Now, Cooper and some friends have raised enough money to sponsor Kontar and have set him up with a job and accommodation in Whistler — if they can get him there.
They’ve sent a request to the Canadian immigration minister, asking him to allow Kontar to travel to Canada while his application for a temporary resident permit is processed.
His exasperation has reached its peak, so much so, that Kontar wrote a job application to NASA, asking them to send him to Mars on their next expedition.
Underneath a small description of his situation, Kontar listed reasons why the agency should consider him. “It’s very clear by now that there is no place for me on this earth as no country is allowing me in,” he wrote. “I have a lot of space movies experience so I know my way around a spaceship including space combat from star wars movies so it will not take long time for you to train me.”
Kontar says his desire to travel to Mars is genuine. “[If] they accepted me, I would go and never look back,” he said. “I cannot understand why there is so much hatred in the world, if I could escape that, I would.”

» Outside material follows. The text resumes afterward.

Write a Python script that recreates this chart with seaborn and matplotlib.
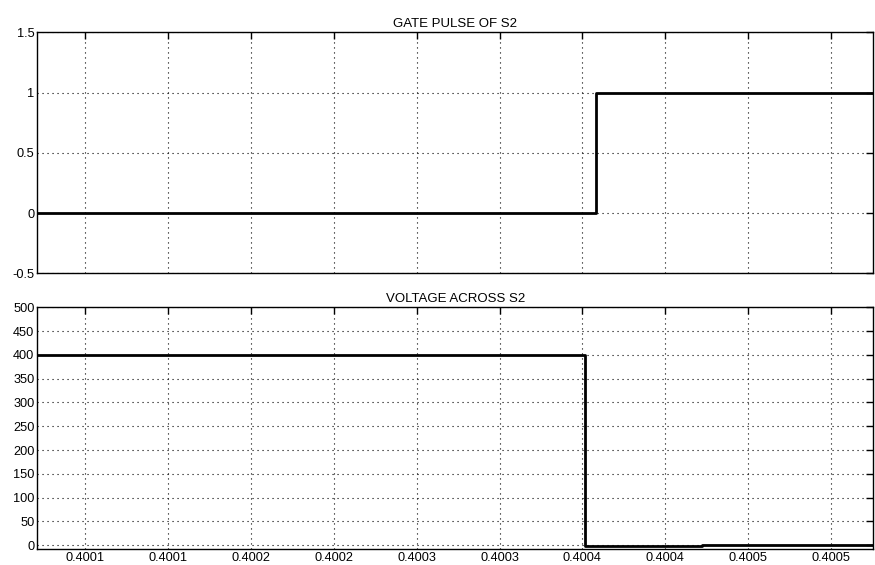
import matplotlib
matplotlib.use("Agg")
import matplotlib.pyplot as plt
import seaborn as sns
import pandas as pd

# Switching instants (s) and signal levels
t_start = 0.400071
t_end = 0.4005754
gate_time = [t_start, 0.400408, t_end]
gate_level = [0, 1, 1]
volt_time = [t_start, 0.4004014, 0.400472, t_end]
volt_level = [400, -2, 1, 1]

# Axis ticks
x_ticks = [0.40010, 0.40015, 0.40020, 0.40025, 0.40030,
           0.40035, 0.40040, 0.40045, 0.40050, 0.40055]
x_tick_labels = ["0.4001", "0.4001", "0.4002", "0.4002", "0.4003",
                 "0.4003", "0.4004", "0.4004", "0.4005", "0.4005"]
gate_ticks = [-0.5, 0, 0.5, 1, 1.5]
gate_tick_labels = ["-0.5", "0", "0.5", "1", "1.5"]
volt_ticks = [0, 50, 100, 150, 200, 250, 300, 350, 400, 450, 500]
volt_tick_labels = [str(v) for v in volt_ticks]

sns.set_style("white")
plt.rcParams["font.family"] = ["Liberation Sans", "DejaVu Sans"]

fig = plt.figure(figsize=(8.75, 5.65), dpi=100)
ax1 = fig.add_axes([0.0426, 0.5163, 0.9551, 0.4265])
ax2 = fig.add_axes([0.0426, 0.0283, 0.9551, 0.4278])

gate_df = pd.DataFrame({"t": gate_time, "v": gate_level})
volt_df = pd.DataFrame({"t": volt_time, "v": volt_level})

sns.lineplot(data=gate_df, x="t", y="v", ax=ax1, color="black",
             linewidth=2.0, drawstyle="steps-post", sort=False)
sns.lineplot(data=volt_df, x="t", y="v", ax=ax2, color="black",
             linewidth=2.0, drawstyle="steps-post", sort=False)

panels = [
    (ax1, "GATE PULSE OF S2", (-0.5, 1.5), gate_ticks, gate_tick_labels, False),
    (ax2, "VOLTAGE ACROSS S2", (-8, 500), volt_ticks, volt_tick_labels, True),
]
for ax, title, ylim, yt, ytl, show_x in panels:
    ax.set_xlim(t_start, t_end)
    ax.set_ylim(*ylim)
    ax.set_xticks(x_ticks)
    ax.set_xticklabels(x_tick_labels if show_x else [])
    ax.set_yticks(yt)
    ax.set_yticklabels(ytl)
    ax.set_xlabel("")
    ax.set_ylabel("")
    ax.set_title(title, fontsize=9.5, pad=4, color="black")
    ax.grid(True, color="black", linestyle=(0, (1, 3.5)), linewidth=0.8)
    ax.tick_params(direction="in", length=5, width=1, labelsize=9.2,
                   top=True, right=True, colors="black", pad=2)
    for side in ax.spines.values():
        side.set_visible(True)
        side.set_color("black")
        side.set_linewidth(1.0)
    ax.set_axisbelow(True)

fig.savefig("out.png", dpi=100, facecolor="white")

A number of media outlets compared Kontar’s case to The Terminal, a 2004 film starring Tom Hanks and inspired by the story of Mehran Nasseri, an Iranian refugee who spent 18 years living in the Charles De Gaulle airport in Paris, France.
“I love Tom Hanks, he’s an amazing actor with a great career,” Kontar said. “But it is kind of insulting because my life is the real show. It’s not a movie.”
Hassan’s sense of humour shines through in his posts. He caught up with the latest viral craze and did a Kiki challenge. The only difference, instead of a car, it was with airport luggage trolleys.
Hassan’s only window to the world is his mobile phone. That is his most important possession and he said that’s what keeps him sane.
He chats with his mother often and always puts on a brave front, not wanting her to get worried. He also uses it to update his social network. His timeline is filled with encouraging messages from strangers and friends he made at the airport.
He has also begun his own little ‘garden’ tending to it, which he says helps keeping him sane.
We really wish, his ordeal comes to an end soon.